>> begin COLLECTED DATA

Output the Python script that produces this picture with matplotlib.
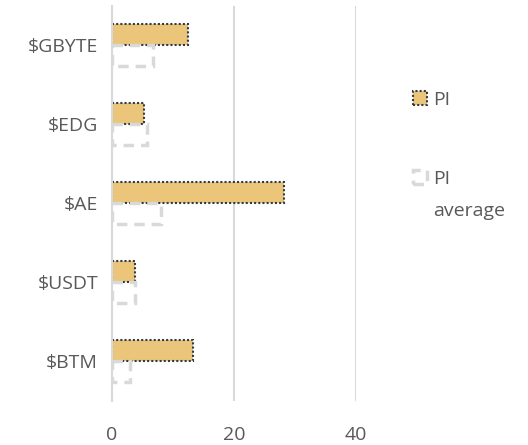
import numpy as np
import matplotlib.pyplot as plt
from matplotlib.patches import Patch

categories = ["$GBYTE", "$EDG", "$AE", "$USDT", "$BTM"]
pi_values = [12.5, 5.2, 28.2, 3.8, 13.3]
pi_average = [6.7, 5.7, 8.0, 3.8, 3.0]

plt.rcParams["font.family"] = ["Open Sans", "DejaVu Sans"]
text_color = "#595959"
grid_color = "#d9d9d9"
pi_color = "#ebc67a"
edge_color = "#2f3a4a"

W, H = 528, 445
fig = plt.figure(figsize=(W / 100, H / 100), dpi=100)
ax = fig.add_axes([112 / W, 1 - 400.5 / H, (356 - 112) / W, 395 / H])

y = np.arange(len(categories))
h = 0.27
ax.barh(y - h / 2, pi_values, height=h, color=pi_color, edgecolor=edge_color,
        linestyle=(0, (1, 1)), linewidth=1.5, zorder=3)
ax.barh(y + h / 2, pi_average, height=h, color="none", edgecolor=grid_color,
        linestyle=(0, (3, 2)), linewidth=2.5, zorder=3)

ax.set_ylim(len(categories) - 0.5, -0.5)
ax.set_xlim(0, 40)
ax.set_xticks([0, 20, 40])
ax.set_yticks(y)
ax.set_yticklabels(categories)
ax.grid(axis="x", color=grid_color, linewidth=1.5, zorder=0)
for s in ["top", "right", "bottom"]:
    ax.spines[s].set_visible(False)
ax.spines["left"].set_color(grid_color)
ax.spines["left"].set_linewidth(1.5)
ax.spines["left"].set_zorder(4)
ax.tick_params(axis="both", length=0, labelsize=14, colors=text_color)
ax.tick_params(axis="x", pad=18)
ax.tick_params(axis="y", pad=10)

# legend, one entry at a time so the spacing matches
entries = [
    (Patch(facecolor=pi_color, edgecolor=edge_color, linestyle=(0, (1, 1)), linewidth=1.5), "PI", 100),
    (Patch(facecolor="none", edgecolor=grid_color, linestyle=(0, (3, 2)), linewidth=2.5), "PI", 179),
]
for handle, label, ypix in entries:
    fig.legend([handle], [label], loc="center left",
               bbox_to_anchor=(395 / W, 1 - ypix / H), frameon=False,
               fontsize=14, labelcolor=text_color, handlelength=0.77,
               handleheight=0.72, handletextpad=0.3)
fig.text(433 / W, 1 - 211 / H, "average", fontsize=14, color=text_color,
         ha="left", va="center")

fig.savefig("out.png", dpi=100)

>> end COLLECTED DATA

## [JOB]
Restate, line by line and word for word, everything from the top of the material through the line that contains "ax = fig.add_axes([112". Leave pictures out.

## [RESULT BELOW]
Output the Python script that produces this picture with matplotlib.
import numpy as np
import matplotlib.pyplot as plt
from matplotlib.patches import Patch

categories = ["$GBYTE", "$EDG", "$AE", "$USDT", "$BTM"]
pi_values = [12.5, 5.2, 28.2, 3.8, 13.3]
pi_average = [6.7, 5.7, 8.0, 3.8, 3.0]

plt.rcParams["font.family"] = ["Open Sans", "DejaVu Sans"]
text_color = "#595959"
grid_color = "#d9d9d9"
pi_color = "#ebc67a"
edge_color = "#2f3a4a"

W, H = 528, 445
fig = plt.figure(figsize=(W / 100, H / 100), dpi=100)
ax = fig.add_axes([112 / W, 1 - 400.5 / H, (356 - 112) / W, 395 / H])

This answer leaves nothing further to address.